The South Florida Bulls have made 14 NCAA Division I Tournament appearances, winning their region once in 2021.

The University of Tampa Spartans baseball program has won eight Division II national championships: 1992, 1993, 1998, 2006, 2007, 2013, 2015, and 2019.

==Amateur baseball==
Organized amateur baseball in Tampa is thought to have begun in Ybor City and West Tampa, two neighborhoods founded in the late 1800s by immigrants from Cuba, Spain, and Italy. The neighborhoods were home to many social clubs, many of which sponsored highly competitive teams that inspired much local support.

Little League Baseball teams from the Tampa Bay Area area have made regular trips to the Little League World Series, finishing runners-up in the 1948, 1975, 1980 & 1981 Little League World Series tournaments.

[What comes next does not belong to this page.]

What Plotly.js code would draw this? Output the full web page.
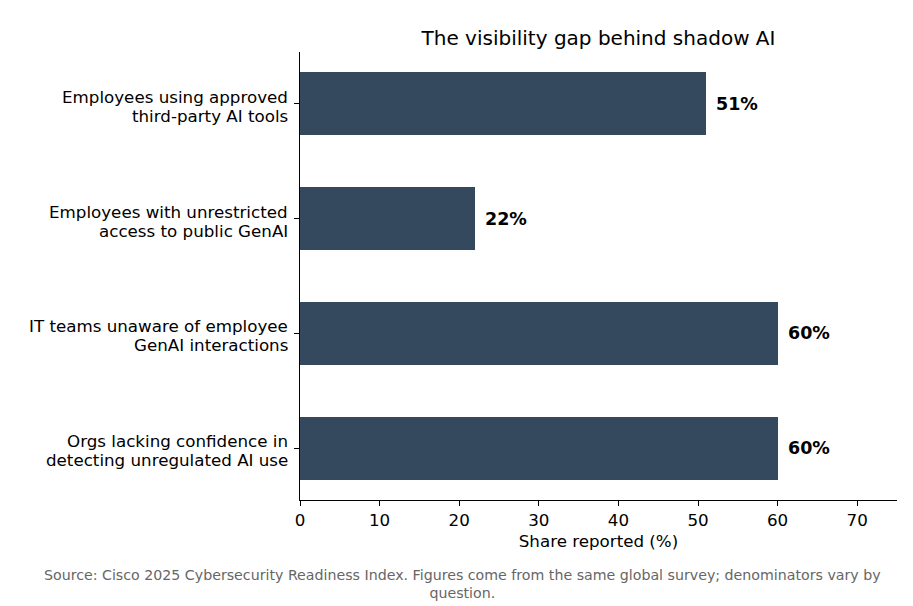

Tampa Bay area teams have won the state Little League tournament in 1967, 1969–1975, 1977, 1980–1981, 1988–1991, 1994, 2006, 2008, 2011, and 2012. In addition, local teams have won Junior League championships in 1982, 1985, 2004, and 2011.

Little League Baseball's headquarters for the Southern Region was located in Gulfport until 2009.

==Notable baseball players from the Tampa Bay area==
Al López, the first area native to play and manage in the major leagues and the first to be enshrined in the Baseball Hall of Fame, came out of the leagues of Ybor City in the early 20th century. Since then, local baseball programs have produced many current and former major league players and managers including Lou Piniella, Fred McGriff, Gary Sheffield, Tino Martinez, Luis Gonzalez, Dwight Gooden, Howard Johnson, Tony La Russa, Chone Figgins, Wade Boggs and Steve Garvey.

==Tampa Baseball Museum==
The Tampa Baseball Museum, operated by the Ybor City Museum Society, is located in López's former childhood home. The house was moved to its present location across the street from the Ybor City State Museum.